The Shallows: What the Internet Is Doing to Our Brains
Pulitzer Prize finalist examining how internet architecture — hyperlinks, notifications, infinite scroll — rewires neural pathways for distraction, making sustained critical reading harder. Where Postman analyzed the television medium, Carr applies neuroscience to the digital medium. The cognitive argument for why propaganda succeeds better in an internet-saturated population.
Key Takeaways
- Pulitzer Prize finalist on internet's effect on cognitive function
- How hyperlinks, notifications, and infinite scroll rewire neural pathways
- Neuroscience evidence for why sustained critical reading is declining
- Extends Postman's media ecology thesis into the digital age
- The cognitive argument for why modern propaganda succeeds
Carr explains the neurological soil in which modern propaganda takes root.
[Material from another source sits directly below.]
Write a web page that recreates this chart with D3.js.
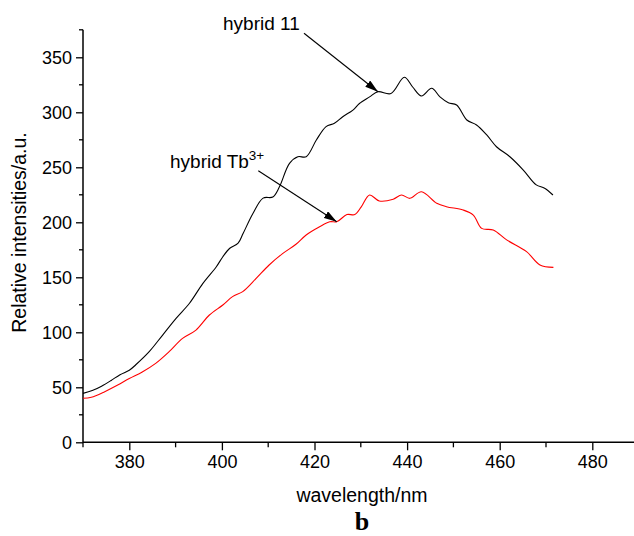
<!DOCTYPE html>
<html>
<head>
<meta charset="utf-8">
<script src="https://cdn.jsdelivr.net/npm/d3@7"></script>
<style>
  html, body { margin: 0; padding: 0; background: #fff; }
  svg { display: block; font-family: "Liberation Sans", Arial, sans-serif; }
</style>
</head>
<body>
<svg id="chart" width="634" height="536"></svg>
<script>
// ---- data ----
const hybrid11Wavelength = [370, 372, 374, 376, 378, 380, 381.4, 384.3, 387.2, 390.1, 393, 395.9, 398.8, 400.2, 401.7, 403.5, 404.6, 406.7, 408.9, 411, 412.4, 414.6, 416.4, 418.2, 420.4, 422.5, 424.3, 426.1, 428.3, 429.7, 431.9, 433.7, 436.5, 439.4, 441.2, 443.1, 445.3, 447.1, 448.9, 450.7, 452.9, 455, 457.2, 459.3, 462.2, 465.1, 467.9, 469.7, 471.5];
const hybrid11Intensity = [44.5, 47, 51, 56, 61.5, 65.5, 70.5, 82.4, 97.5, 112.7, 126.4, 144.5, 159.6, 168.7, 176.4, 181, 190, 208, 222, 223, 232, 253.6, 259.6, 259.6, 274.8, 287, 290, 296, 302, 308, 314, 318.7, 317, 331.8, 323, 314.8, 321.8, 314, 308.7, 306.6, 293, 288.5, 279.4, 268.7, 259.6, 247.5, 234, 231, 224.8];

const hybridTbWavelength = [370, 371.8, 374.7, 377.5, 380, 382.8, 385.7, 388.6, 391.5, 394.4, 397.3, 400.2, 402.3, 404.5, 407.4, 410.2, 413.1, 416, 418.2, 421.1, 423.3, 424.8, 427, 428.7, 430.1, 431.9, 434, 437, 438.8, 440.6, 443.1, 446.4, 448.5, 452.1, 454.3, 456.1, 458.6, 461.5, 465.8, 468.7, 471.6];
const hybridTbIntensity = [40, 40.9, 46, 52, 58, 64, 71.8, 82.4, 94.5, 102, 115.7, 124.8, 132.4, 137, 149, 161.2, 171.5, 180, 188.5, 196, 200.5, 200.5, 207, 207, 214, 224.8, 219.4, 221, 224.8, 221.8, 227.8, 217.3, 214.2, 211.2, 206.6, 194.5, 193, 184, 173.3, 161.2, 159];

const xMajorTicks = [380, 400, 420, 440, 460, 480];
const xMinorTicks = [370, 390, 410, 430, 450, 470, 490];
const yMajorTicks = [0, 50, 100, 150, 200, 250, 300, 350];
const yMinorTicks = [25, 75, 125, 175, 225, 275, 325, 375];

// annotations: arrow tips point at these (wavelength, intensity)
const annot11 = { text: "hybrid 11", pointX: 433.7, pointY: 318.7 };
const annotTb = { text: "hybrid Tb", sup: "3+", pointX: 424.8, pointY: 200.5 };

// ---- drawing ----
const svg = d3.select("#chart");
svg.append("rect").attr("width", 634).attr("height", 536).attr("fill", "#fff");

const x = d3.scaleLinear().domain([370, 490]).range([83, 638.6]);
const y = d3.scaleLinear().domain([0, 375]).range([442.3, 29.8]);

const axisColor = "#000";

// y axis
const gy = svg.append("g").attr("transform", "translate(83,0)");
gy.call(d3.axisLeft(y).tickValues(yMajorTicks).tickSize(7).tickSizeOuter(0).tickPadding(4))
  .call(g => g.select(".domain").remove());
gy.selectAll(".tick text").attr("font-size", 18).attr("fill", "#000").attr("font-family", "Liberation Sans, Arial, sans-serif");
gy.selectAll(".tick line").attr("stroke", axisColor).attr("stroke-width", 1.3);
gy.selectAll(".minor").data(yMinorTicks).enter().append("line")
  .attr("x1", -4).attr("x2", 0).attr("y1", d => y(d)).attr("y2", d => y(d))
  .attr("stroke", axisColor).attr("stroke-width", 1.3);
gy.append("line").attr("x1", 0).attr("x2", 0).attr("y1", y(0)).attr("y2", y(375))
  .attr("stroke", axisColor).attr("stroke-width", 1.5);

// x axis
const gx = svg.append("g").attr("transform", `translate(0,${y(0)})`);
gx.call(d3.axisBottom(x).tickValues(xMajorTicks).tickSize(8).tickSizeOuter(0).tickPadding(5))
  .call(g => g.select(".domain").remove());
gx.selectAll(".tick text").attr("font-size", 18).attr("fill", "#000").attr("font-family", "Liberation Sans, Arial, sans-serif");
gx.selectAll(".tick line").attr("stroke", axisColor).attr("stroke-width", 1.3);
gx.selectAll(".minor").data(xMinorTicks).enter().append("line")
  .attr("x1", d => x(d)).attr("x2", d => x(d)).attr("y1", 0).attr("y2", 5)
  .attr("stroke", axisColor).attr("stroke-width", 1.3);
gx.append("line").attr("x1", x(370)).attr("x2", 640).attr("y1", 0).attr("y2", 0)
  .attr("stroke", axisColor).attr("stroke-width", 1.5);

// axis titles
svg.append("text").attr("transform", "translate(26,232.5) rotate(-90)")
  .attr("text-anchor", "middle").attr("font-size", 19.5).text("Relative intensities/a.u.");
svg.append("text").attr("x", 362).attr("y", 502).attr("text-anchor", "middle")
  .attr("font-size", 19.5).text("wavelength/nm");
svg.append("text").attr("x", 362).attr("y", 530).attr("text-anchor", "middle")
  .attr("font-size", 26).attr("font-weight", "bold")
  .attr("font-family", "Liberation Serif, Times New Roman, serif").text("b");

// curves
const line = d3.line().x(d => x(d[0])).y(d => y(d[1])).curve(d3.curveCatmullRom.alpha(0.5));
const data11 = hybrid11Wavelength.map((w, i) => [w, hybrid11Intensity[i]]);
const dataTb = hybridTbWavelength.map((w, i) => [w, hybridTbIntensity[i]]);
svg.append("path").datum(data11).attr("d", line).attr("fill", "none").attr("stroke", "#000").attr("stroke-width", 1.1);
svg.append("path").datum(dataTb).attr("d", line).attr("fill", "none").attr("stroke", "#ff0000").attr("stroke-width", 1.1);

// annotations
const defs = svg.append("defs");
defs.append("marker").attr("id", "arrow").attr("viewBox", "0 0 13 8").attr("refX", 13).attr("refY", 4)
  .attr("markerWidth", 13).attr("markerHeight", 8).attr("markerUnits", "userSpaceOnUse").attr("orient", "auto")
  .append("path").attr("d", "M0,0 L13,4 L0,8 Z").attr("fill", "#000");

svg.append("text").attr("x", 223).attr("y", 30).attr("font-size", 19).text(annot11.text);
svg.append("line").attr("x1", 304).attr("y1", 33.3).attr("x2", x(annot11.pointX)).attr("y2", y(annot11.pointY))
  .attr("stroke", "#000").attr("stroke-width", 1.1).attr("marker-end", "url(#arrow)");

const tbText = svg.append("text").attr("x", 170).attr("y", 168).attr("font-size", 19);
tbText.append("tspan").text(annotTb.text);
tbText.append("tspan").attr("dy", -8).attr("font-size", 13.5).text(annotTb.sup);
svg.append("line").attr("x1", 258.3).attr("y1", 170.7).attr("x2", x(annotTb.pointX)).attr("y2", y(annotTb.pointY))
  .attr("stroke", "#000").attr("stroke-width", 1.1).attr("marker-end", "url(#arrow)");
</script>
</body>
</html>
If Postman showed that television replaced argument with entertainment, Carr shows that the internet replaced deep reading with skimming. The result is a population cognitively optimized for manipulation. This connects media ecology to hard neuroscience.
Nicholas Carr is a technology writer whose work focuses on how digital tools affect cognition, culture, and economics. His 2008 Atlantic article 'Is Google Making Us Stupid?' became one of the most discussed pieces on technology's cognitive effects and formed the basis for this book.